Sticks not Swords

When the third stream Christian groups of the late medieval period were emerging alongside the Reformers, one issue that divided them was on the use of force or coercion in religious matters.

Many of the groups described as heretics by the Catholics and, later, by the Reformers themselves, were distinguished by their insistence that the church was a voluntary body and that the state had no role in forcing people to attend or join.

As a mark of this belief - which was fiercely denounced by many of the main Protestant Reformers - some of these "heretical" groups carried a badge or symbol - namely a simple wooden staff similar to that used by shepherds, in distinction to the sword carried by the magistrate.

So common was this practice that some of these Bible-believing groups of Christians became labelled as Stabler - literally "staff carriers".

At a hearing in 1590 held to investigate whether Anabaptist groups were meeting in a particular area, a witness gave evidence of such groups by recounting that "he had met them often enough when with their little staff they were on their way to their preachings or whatever it is they do."
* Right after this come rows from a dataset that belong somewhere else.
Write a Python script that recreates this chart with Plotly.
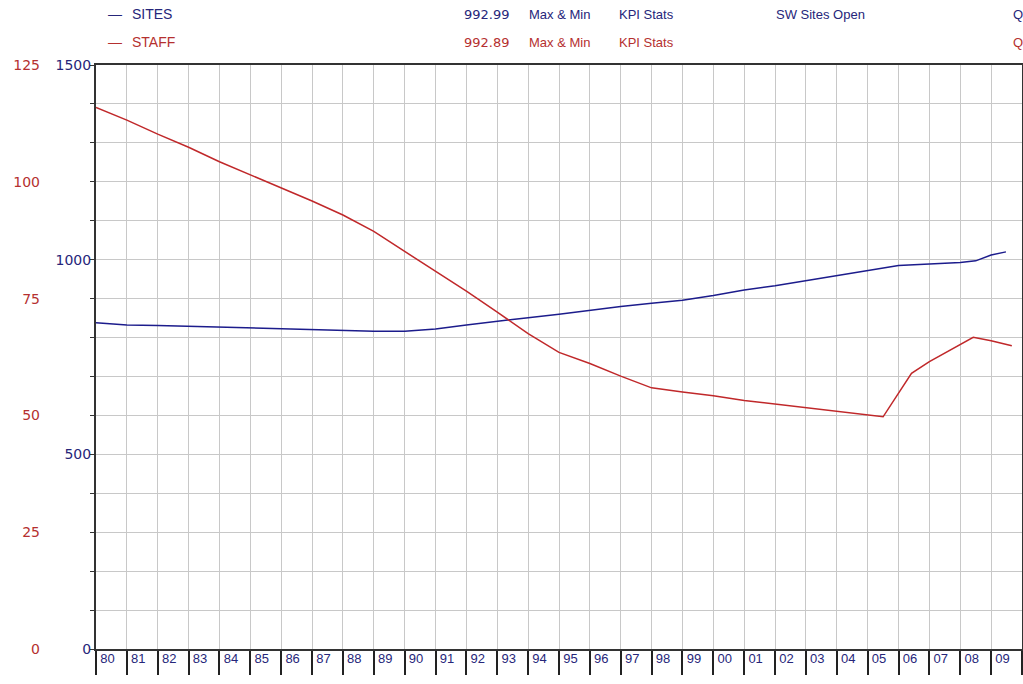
import plotly.graph_objects as go

# ---- data ----
year_labels = ["80","81","82","83","84","85","86","87","88","89","90","91","92","93","94",
               "95","96","97","98","99","00","01","02","03","04","05","06","07","08","09"]

sites_x = [1980,1981,1982,1983,1984,1985,1986,1987,1988,1989,1990,1991,1992,1993,1994,
           1995,1996,1997,1998,1999,2000,2001,2002,2003,2004,2005,2006,2007,2008,2008.5,
           2009,2009.48]
sites_y = [838,832,831,829,826,824,823,820,819,816,816,822,832,842,851,
           860,870,880,888,896,908,922,933,946,959,972,985,989,993,997,
           1012,1020]

staff_x = [1980,1981,1982,1983,1984,1985,1986,1987,1988,1989,1990,1991,1992,1993,1994,
           1995,1996,1997,1998,1999,2000,2001,2002,2003,2004,2005,2005.5,2006.42,2007,
           2008.42,2009,2009.67]
staff_y = [115.9,113.2,110.2,107.4,104.3,101.5,98.6,95.9,92.9,89.4,85.1,80.8,76.6,72.1,67.5,
           63.5,61.1,58.4,55.9,55.0,54.2,53.2,52.4,51.6,50.8,50.1,49.7,59.0,61.5,
           66.7,66.0,64.9]

sites_grid = list(range(0, 1501, 100))
sites_ticks = [0, 500, 1000, 1500]
staff_ticks = [0, 25, 50, 75, 100, 125]

BLUE_LINE = "#1c1c8c"
RED_LINE = "#c0282a"
BLUE_TXT = "#26267a"
RED_TXT = "#b5302f"
FONT = "Liberation Sans, Arial, sans-serif"
NUMFONT = "DejaVu Sans, sans-serif"

W, H = 1023, 684
ML, MR, MT, MB = 0, 1, 65, 35
PW = W - ML - MR
PH = H - MT - MB
X0 = 96  # left edge of plot frame in px

fig = go.Figure()
fig.add_trace(go.Scatter(x=sites_x, y=sites_y, mode="lines", name="SITES",
                         line=dict(color=BLUE_LINE, width=1.5), yaxis="y", xaxis="x"))
fig.add_trace(go.Scatter(x=staff_x, y=staff_y, mode="lines", name="STAFF",
                         line=dict(color=RED_LINE, width=1.5), yaxis="y2", xaxis="x"))
# invisible trace to activate the label axis
fig.add_trace(go.Scatter(x=[1980], y=[0], mode="markers", marker=dict(opacity=0),
                         xaxis="x2", yaxis="y", hoverinfo="skip", showlegend=False))

dom0 = X0 / PW
yr_ticks = list(range(1980, 2011))

fig.update_layout(
    width=W, height=H,
    margin=dict(l=ML, r=MR, t=MT, b=MB),
    paper_bgcolor="white", plot_bgcolor="white",
    showlegend=False,
    font=dict(family=FONT, size=13, color=BLUE_TXT),
    xaxis=dict(domain=[dom0, 1], range=[1980, 2010], tickvals=yr_ticks,
               showticklabels=False, showgrid=True, gridcolor="#c8c8c8", gridwidth=1,
               ticks="outside", ticklen=24, tickcolor="#222", tickwidth=1.5,
               showline=True, linecolor="#333", linewidth=2, mirror=True, zeroline=False),
    xaxis2=dict(overlaying="x", anchor="y", side="bottom", range=[1980, 2010],
                tickvals=[1980 + i + 0.37 for i in range(30)], ticktext=year_labels,
                ticks="", showgrid=False, showline=False, zeroline=False,
                tickfont=dict(family=FONT, size=13, color=BLUE_TXT)),
    yaxis=dict(range=[0, 1500], tickvals=sites_ticks,
               showgrid=True, gridcolor="#c8c8c8", gridwidth=1,
               ticks="",
               minor=dict(tickmode="array", tickvals=sites_grid, ticks="outside",
                          ticklen=4, tickcolor="#333", showgrid=True,
                          gridcolor="#c8c8c8", gridwidth=1),
               showline=True, linecolor="#333", linewidth=2, mirror=True, zeroline=False,
               tickfont=dict(family=NUMFONT, size=14, color=BLUE_TXT)),
    yaxis2=dict(range=[0, 125], tickvals=staff_ticks, overlaying="y", anchor="free",
                position=40 / PW, side="left", showgrid=False, showline=False,
                zeroline=False, ticks="",
                tickfont=dict(family=NUMFONT, size=14, color=RED_TXT)),
)

def px_x(x):
    return (x - ML) / PW

def px_y(y):
    return (H - MB - y) / PH

def label(text, x, y, color, anchor="left", family=FONT, size=13):
    fig.add_annotation(text=text, x=px_x(x), y=px_y(y), xref="paper", yref="paper",
                       xanchor=anchor, yanchor="middle", showarrow=False,
                       font=dict(family=family, size=size, color=color))

rows = [(14, BLUE_TXT, "SITES", "992.99", "SW Sites Open"),
        (42, RED_TXT, "STAFF", "992.89", "")]
for y, c, name, val, title in rows:
    label("—", 106, y, c, size=14)
    label(name, 130, y, c, size=14)
    label(val, 512, y, c, anchor="right", family=NUMFONT, size=13)
    label("Max &amp; Min", 527, y, c)
    label("KPI Stats", 617, y, c)
    if title:
        label(title, 774, y, c)
    label("Q", 1011, y, c)

# the page's default 8px body margin would push the figure off the window
fig.write_html("out.html",
               config={"displayModeBar": False},
               post_script="document.body.style.margin='0';document.body.style.overflow='hidden';")
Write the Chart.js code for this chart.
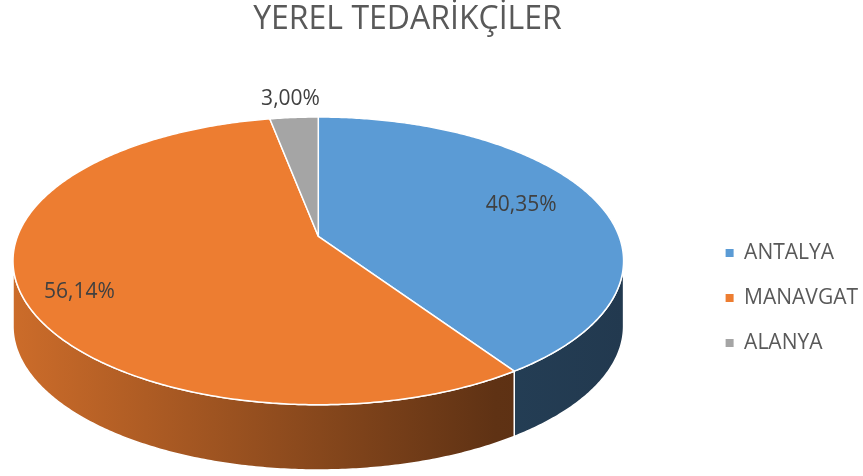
<!DOCTYPE html>
<html>
<head>
<meta charset="utf-8">
<script src="https://cdn.jsdelivr.net/npm/chart.js@4.4.0/dist/chart.umd.min.js"></script>
<style>
    html, body { margin: 0; padding: 0; background: #fff; }
    #wrap { width: 863px; height: 476px; position: relative; }
</style>
</head>
<body>
<div id="wrap"><canvas id="pieChart"></canvas></div>
<script>
const chartTitle = 'YEREL TEDARİKÇİLER';
const categories = ['ANTALYA', 'MANAVGAT', 'ALANYA'];
const shareValues = [40.35, 56.14, 3.00];
const sliceColors = ['#5b9bd5', '#ed7d31', '#a5a5a5'];

// 3D look: perspective strength, height/width of the top ellipse, thickness
const view3d = { perspective: 0.171, flatten: 0.4643, depth: 0.217, topGap: 3, bottomGap: 6 };

function hexToRgb(hex) {
    const n = parseInt(hex.slice(1), 16);
    return [(n >> 16) & 255, (n >> 8) & 255, n & 255];
}
function shade(rgb, f) {
    return 'rgb(' + rgb.map(c => Math.round(c * f)).join(',') + ')';
}

const pie3d = {
    id: 'pie3d',
    beforeDatasetsDraw(chart) {
        const ctx = chart.ctx;
        const area = chart.chartArea;
        const arcs = chart.getDatasetMeta(0).data;
        const k = view3d.perspective;
        const top = area.top - view3d.topGap;
        const bottom = area.bottom - view3d.bottomGap;
        const span = view3d.flatten * (1 / (1 + k) + 1 / (1 - k)) + view3d.depth;
        const rx = (bottom - top) / span;
        const ry = rx * view3d.flatten;
        const depth = rx * view3d.depth;
        const ext = 1 / Math.sqrt(1 - k * k);
        const cx = area.left + rx * ext;
        const cy = top + ry / (1 + k);

        const proj = (a, r, h) => {
            const X = r * Math.cos(a), Z = r * Math.sin(a), w = 1 - k * Z;
            return [cx + rx * X / w, cy + ry * Z / w + h * depth];
        };
        const rim = (s, e, h) => {
            const n = Math.max(2, Math.ceil((e - s) / 0.01));
            const pts = [];
            for (let i = 0; i <= n; i++) pts.push(proj(s + (e - s) * i / n, 1, h));
            return pts;
        };

        ctx.save();
        ctx.lineJoin = 'round';
        ctx.strokeStyle = '#ffffff';
        ctx.lineWidth = 1.5;

        // side walls (front half only)
        const v0 = Math.asin(k), v1 = Math.PI - v0;
        const gx0 = cx - rx * ext, gx1 = cx + rx * ext;
        arcs.forEach((arc, i) => {
            const lo = Math.max(arc.startAngle, v0);
            const hi = Math.min(arc.endAngle, v1);
            if (hi <= lo) return;
            const rgb = hexToRgb(sliceColors[i]);
            const grad = ctx.createLinearGradient(gx0, 0, gx1, 0);
            grad.addColorStop(0, shade(rgb, 0.86));
            grad.addColorStop(0.79, shade(rgb, 0.40));
            grad.addColorStop(1, shade(rgb, 0.37));
            const upper = rim(lo, hi, 0);
            const lower = rim(lo, hi, 1).reverse();
            ctx.beginPath();
            upper.concat(lower).forEach((p, j) => j ? ctx.lineTo(p[0], p[1]) : ctx.moveTo(p[0], p[1]));
            ctx.closePath();
            ctx.fillStyle = grad;
            ctx.fill();
            ctx.stroke();
        });

        // top faces
        arcs.forEach((arc, i) => {
            ctx.beginPath();
            ctx.moveTo(cx, cy);
            rim(arc.startAngle, arc.endAngle, 0).forEach(p => ctx.lineTo(p[0], p[1]));
            ctx.closePath();
            ctx.fillStyle = sliceColors[i];
            ctx.fill();
            ctx.stroke();
        });

        // data labels
        ctx.fillStyle = '#404040';
        ctx.font = "21px 'Open Sans', sans-serif";
        ctx.textAlign = 'center';
        ctx.textBaseline = 'middle';
        arcs.forEach((arc, i) => {
            const share = (arc.endAngle - arc.startAngle) / (2 * Math.PI);
            const r = share < 0.05 ? 1.17 : 0.52 + 0.52 * share;
            const p = proj((arc.startAngle + arc.endAngle) / 2, r, 0);
            ctx.fillText(shareValues[i].toFixed(2).replace('.', ',') + '%', p[0], p[1] + (share > 0.5 ? 10 : -2));
        });
        ctx.restore();
        return false;
    }
};

const titleShift = {
    id: 'titleShift',
    afterLayout(chart) {
        chart.titleBlock.right -= 66;
    }
};

Chart.defaults.font.family = "'Open Sans', sans-serif";
Chart.defaults.color = '#595959';

const canvas = document.getElementById('pieChart');
new Chart(canvas.getContext('2d'), {
    type: 'pie',
    data: {
        labels: categories,
        datasets: [{
            data: shareValues,
            backgroundColor: sliceColors,
            borderWidth: 0
        }]
    },
    options: {
        responsive: true,
        maintainAspectRatio: false,
        animation: false,
        events: [],
        layout: { padding: { left: 13, right: -5, top: 0, bottom: 0 } },
        plugins: {
            title: {
                display: true,
                text: chartTitle,
                color: '#595959',
                font: { size: 32, weight: 'normal' },
                padding: { top: 1, bottom: 80.6 }
            },
            legend: {
                position: 'right',
                fullSize: false,
                labels: {
                    boxWidth: 8,
                    boxHeight: 8,
                    padding: 24,
                    color: '#595959',
                    font: { size: 21 }
                }
            },
            tooltip: { enabled: false }
        }
    },
    plugins: [pie3d, titleShift]
});
</script>
</body>
</html>
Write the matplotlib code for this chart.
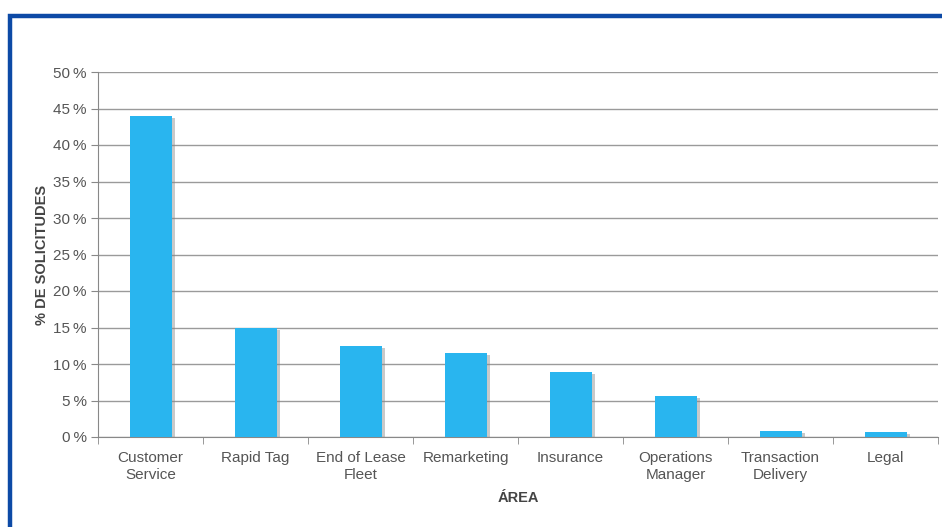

The practice of staff-carrying was reported among the Waldensians and the Bohemian Brethren as a mark of the conviction that the sword is not a proper weapon in the hands of a follower of Christ. The practice is also recorded among Celtic Christians in Ireland whose gambutta was carried to differentiate them from the Catholic priests.

As early as the fourth century, the Donatists were known for carrying their Azael (meaning strength of God) to consciously contrast themselves with those who were embracing the policy of an official state church on the back of the Constantinian reforms.

The staff or stick symbolised one of the distinguishing features of third stream Christian groups. While some were pacifists, many were not. What they shared, however, was a common vision of the church comprising believers, rather than the church consisting of everyone in a geographical area - the Constantinian idea of the official state church.